▶ Data segment:
-- Begin --

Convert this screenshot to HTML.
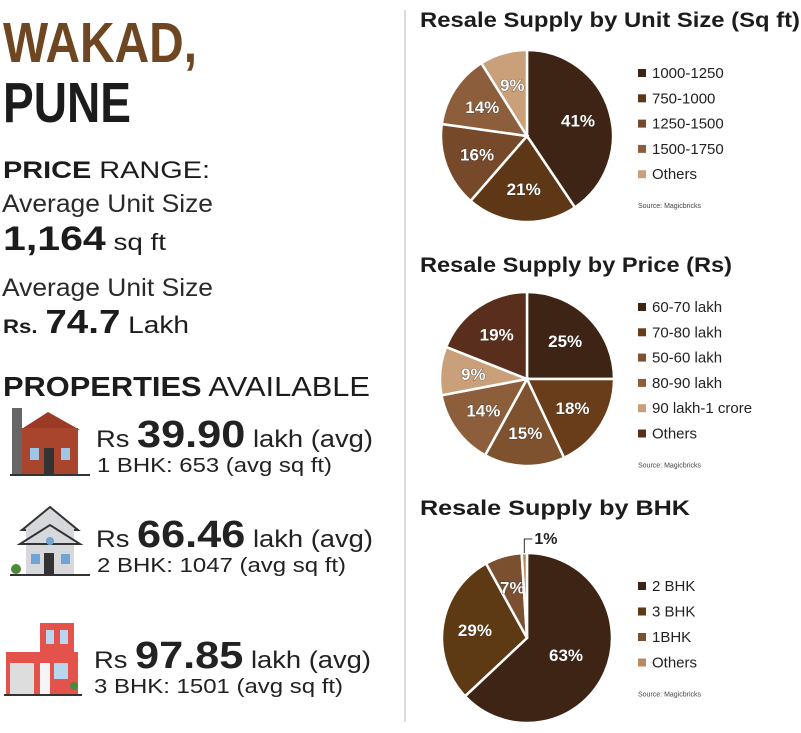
<!DOCTYPE html>
<html><head><meta charset="utf-8"><style>
html,body{margin:0;padding:0;background:#fff;}
svg{display:block;font-family:"Liberation Sans",sans-serif;}
</style></head><body>
<svg id="root" width="801" height="733" viewBox="0 0 801 733">
<g>
<text x="3" y="62" font-size="57" font-weight="bold" fill="#6e4722" textLength="194" lengthAdjust="spacingAndGlyphs">WAKAD,</text>
<text x="3" y="122" font-size="57" font-weight="bold" fill="#1c1c1c" textLength="128" lengthAdjust="spacingAndGlyphs">PUNE</text>
<text x="3" y="178" font-size="24" fill="#1c1c1c" textLength="207" lengthAdjust="spacingAndGlyphs"><tspan font-weight="bold">PRICE</tspan> RANGE:</text>
<text x="2" y="212" font-size="25" fill="#2a2a2a" textLength="211" lengthAdjust="spacingAndGlyphs">Average Unit Size</text>
<text x="3" y="250" font-size="23" fill="#1c1c1c" textLength="163" lengthAdjust="spacingAndGlyphs"><tspan font-weight="bold" font-size="34">1,164</tspan> sq ft</text>
<text x="2" y="296" font-size="25" fill="#2a2a2a" textLength="211" lengthAdjust="spacingAndGlyphs">Average Unit Size</text>
<text x="3" y="333" font-size="24" fill="#1c1c1c" textLength="186" lengthAdjust="spacingAndGlyphs"><tspan font-weight="bold" font-size="19">Rs.</tspan> <tspan font-weight="bold" font-size="33">74.7</tspan> Lakh</text>
<text x="3" y="396" font-size="28" fill="#1c1c1c" textLength="367" lengthAdjust="spacingAndGlyphs"><tspan font-weight="bold">PROPERTIES</tspan> AVAILABLE</text>

<g>
<rect x="12" y="408" width="10" height="66" fill="#666"/>
<polygon points="20,430 48,412 80,430" fill="#9c3b25"/>
<rect x="22" y="428" width="56" height="46" fill="#a8452c"/>
<rect x="30" y="448" width="9" height="12" fill="#9fc6e6"/>
<rect x="61" y="448" width="9" height="12" fill="#9fc6e6"/>
<rect x="44" y="448" width="10" height="26" fill="#333"/>
<rect x="10" y="474" width="80" height="2" fill="#333"/>
</g>
<text x="96" y="447" font-size="24" fill="#222" textLength="277" lengthAdjust="spacingAndGlyphs">Rs <tspan font-weight="bold" font-size="38">39.90</tspan> lakh (avg)</text>
<text x="97" y="472" font-size="20" fill="#222" textLength="235" lengthAdjust="spacingAndGlyphs">1 BHK: 653 (avg sq ft)</text>

<g>
<polygon points="22,530 50,507 78,530" fill="#d6d8dc" stroke="#333" stroke-width="2"/>
<rect x="26" y="528" width="48" height="46" fill="#d6d8dc"/>
<polygon points="20,544 50,525 80,544" fill="none" stroke="#333" stroke-width="2"/>
<circle cx="50" cy="541" r="4" fill="#6fa4d4"/>
<rect x="31" y="554" width="9" height="10" fill="#6fa4d4"/>
<rect x="61" y="554" width="9" height="10" fill="#6fa4d4"/>
<rect x="44" y="553" width="10" height="21" fill="#333"/>
<circle cx="16" cy="569" r="5" fill="#4c8a3a"/>
<rect x="10" y="574" width="80" height="2" fill="#333"/>
</g>
<text x="96" y="547" font-size="24" fill="#222" textLength="277" lengthAdjust="spacingAndGlyphs">Rs <tspan font-weight="bold" font-size="38">66.46</tspan> lakh (avg)</text>
<text x="97" y="572" font-size="20" fill="#222" textLength="249" lengthAdjust="spacingAndGlyphs">2 BHK: 1047 (avg sq ft)</text>

<g>
<rect x="40" y="623" width="34" height="30" fill="#e4524c"/>
<rect x="46" y="630" width="8" height="14" fill="#b9d6ef"/>
<rect x="60" y="630" width="8" height="14" fill="#b9d6ef"/>
<rect x="6" y="652" width="72" height="42" fill="#e4524c"/>
<rect x="10" y="663" width="24" height="31" fill="#ddd"/>
<rect x="40" y="663" width="10" height="31" fill="#f5f5f5"/>
<rect x="54" y="663" width="14" height="16" fill="#b9d6ef"/>
<circle cx="74" cy="686" r="4" fill="#4c8a3a"/>
<rect x="4" y="694" width="78" height="2" fill="#333"/>
</g>
<text x="94" y="668" font-size="24" fill="#222" textLength="277" lengthAdjust="spacingAndGlyphs">Rs <tspan font-weight="bold" font-size="38">97.85</tspan> lakh (avg)</text>
<text x="94" y="693" font-size="20" fill="#222" textLength="249" lengthAdjust="spacingAndGlyphs">3 BHK: 1501 (avg sq ft)</text>
</g>

<line x1="405" y1="10" x2="405" y2="722" stroke="#d0d0d0" stroke-width="1.5"/>

<text x="420" y="27" font-size="21" font-weight="bold" fill="#1c1c1c" textLength="380" lengthAdjust="spacingAndGlyphs">Resale Supply by Unit Size (Sq ft)</text>
<text x="420" y="272" font-size="21" font-weight="bold" fill="#1c1c1c" textLength="312" lengthAdjust="spacingAndGlyphs">Resale Supply by Price (Rs)</text>
<text x="420" y="515" font-size="21" font-weight="bold" fill="#1c1c1c" textLength="270" lengthAdjust="spacingAndGlyphs">Resale Supply by BHK</text>
<g id="charts"></g>
</svg>
<script>
const sizeCategories = ["1000-1250","750-1000","1250-1500","1500-1750","Others"];
const sizeValues = [41,21,16,14,9];
const sizeColors = ["#3d2414","#5e3716","#76492a","#8c5e3c","#c9a079"];
const priceCategories = ["60-70 lakh","70-80 lakh","50-60 lakh","80-90 lakh","90 lakh-1 crore","Others"];
const priceValues = [25,18,15,14,9,19];
const priceColors = ["#3d2414","#6a3d1a","#7e522e","#8c5e3c","#c9a079","#5a2e1c"];
const bhkCategories = ["2 BHK","3 BHK","1BHK","Others"];
const bhkValues = [63,29,7,1];
const bhkColors = ["#3d2414","#5e3a14","#7a5030","#b88a60"];

const NS="http://www.w3.org/2000/svg";
const host=document.getElementById('charts');
function mk(tag,attrs,parent){const e=document.createElementNS(NS,tag);for(const k in attrs)e.setAttribute(k,attrs[k]);parent.appendChild(e);return e;}

function pie(id,cats,vals,cols,cx,cy,r,legX,legY0,legStep){
  const g=mk('g',{},host);
  
  
  const tot=vals.reduce((a,b)=>a+b,0);
  let a0=-Math.PI/2;
  vals.forEach((v,i)=>{
    const a1=a0+v/tot*2*Math.PI;
    const large=(a1-a0)>Math.PI?1:0;
    const x0=cx+r*Math.cos(a0),y0=cy+r*Math.sin(a0),x1=cx+r*Math.cos(a1),y1=cy+r*Math.sin(a1);
    const p=mk('path',{d:`M${cx},${cy}L${x0},${y0}A${r},${r} 0 ${large} 1 ${x1},${y1}Z`,fill:cols[i],stroke:'#fff','stroke-width':2.5},g);
    
    
    const am=(a0+a1)/2;
    let lr=r*0.62, lx, ly;
    if(v<3){
      lx=cx+r*Math.cos(am); ly=cy+r*Math.sin(am);
      mk('polyline',{points:`${lx},${ly} ${lx},${ly-14} ${lx+8},${ly-14}`,fill:'none',stroke:'#333','stroke-width':1},g);
      const t=mk('text',{x:lx+10,y:ly-9,'font-size':16,'font-weight':'bold',fill:'#222'},g);
      t.textContent=v+'%';
      
      
    } else {
      if(v>50) lr=r*0.5;
      lx=cx+lr*Math.cos(am); ly=cy+lr*Math.sin(am);
      const t=mk('text',{x:lx,y:ly+6,'font-size':17,'font-weight':'bold',fill:'#fff','text-anchor':'middle',stroke:'#2a1a10','stroke-width':0.6,'paint-order':'stroke'},g);
      t.textContent=v+'%';
      
      
    }
    a0=a1;
  });
  cats.forEach((c,i)=>{
    const y=legY0+i*legStep;
    const s=mk('rect',{x:legX,y:y-9,width:8,height:8,fill:cols[i]},g);
    
    
    const t=mk('text',{x:legX+14,y:y,'font-size':15,fill:'#222'},g);
    t.textContent=c;
    
    
  });
  const src=mk('text',{x:legX,y:legY0+(cats.length-1)*legStep+29,'font-size':7,fill:'#444'},g);
  src.textContent='Source: Magicbricks';
  
  
}
pie('pie-unit-size',sizeCategories,sizeValues,sizeColors,527,136,86,638,78,25.3);
pie('pie-price',priceCategories,priceValues,priceColors,527,379,87,638,312,25.3);
pie('pie-bhk',bhkCategories,bhkValues,bhkColors,527,638,85,638,591,25.5);
</script>
</body></html>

-- End --

▶ Exercise instructions: Restate each line from the start of the listing through the line bearing "653 (avg sq ft)</text>" word for word. Drop the pictures.

▶ Result of the exercise:
Convert this screenshot to HTML.
<!DOCTYPE html>
<html><head><meta charset="utf-8"><style>
html,body{margin:0;padding:0;background:#fff;}
svg{display:block;font-family:"Liberation Sans",sans-serif;}
</style></head><body>
<svg id="root" width="801" height="733" viewBox="0 0 801 733">
<g>
<text x="3" y="62" font-size="57" font-weight="bold" fill="#6e4722" textLength="194" lengthAdjust="spacingAndGlyphs">WAKAD,</text>
<text x="3" y="122" font-size="57" font-weight="bold" fill="#1c1c1c" textLength="128" lengthAdjust="spacingAndGlyphs">PUNE</text>
<text x="3" y="178" font-size="24" fill="#1c1c1c" textLength="207" lengthAdjust="spacingAndGlyphs"><tspan font-weight="bold">PRICE</tspan> RANGE:</text>
<text x="2" y="212" font-size="25" fill="#2a2a2a" textLength="211" lengthAdjust="spacingAndGlyphs">Average Unit Size</text>
<text x="3" y="250" font-size="23" fill="#1c1c1c" textLength="163" lengthAdjust="spacingAndGlyphs"><tspan font-weight="bold" font-size="34">1,164</tspan> sq ft</text>
<text x="2" y="296" font-size="25" fill="#2a2a2a" textLength="211" lengthAdjust="spacingAndGlyphs">Average Unit Size</text>
<text x="3" y="333" font-size="24" fill="#1c1c1c" textLength="186" lengthAdjust="spacingAndGlyphs"><tspan font-weight="bold" font-size="19">Rs.</tspan> <tspan font-weight="bold" font-size="33">74.7</tspan> Lakh</text>
<text x="3" y="396" font-size="28" fill="#1c1c1c" textLength="367" lengthAdjust="spacingAndGlyphs"><tspan font-weight="bold">PROPERTIES</tspan> AVAILABLE</text>

<g>
<rect x="12" y="408" width="10" height="66" fill="#666"/>
<polygon points="20,430 48,412 80,430" fill="#9c3b25"/>
<rect x="22" y="428" width="56" height="46" fill="#a8452c"/>
<rect x="30" y="448" width="9" height="12" fill="#9fc6e6"/>
<rect x="61" y="448" width="9" height="12" fill="#9fc6e6"/>
<rect x="44" y="448" width="10" height="26" fill="#333"/>
<rect x="10" y="474" width="80" height="2" fill="#333"/>
</g>
<text x="96" y="447" font-size="24" fill="#222" textLength="277" lengthAdjust="spacingAndGlyphs">Rs <tspan font-weight="bold" font-size="38">39.90</tspan> lakh (avg)</text>
<text x="97" y="472" font-size="20" fill="#222" textLength="235" lengthAdjust="spacingAndGlyphs">1 BHK: 653 (avg sq ft)</text>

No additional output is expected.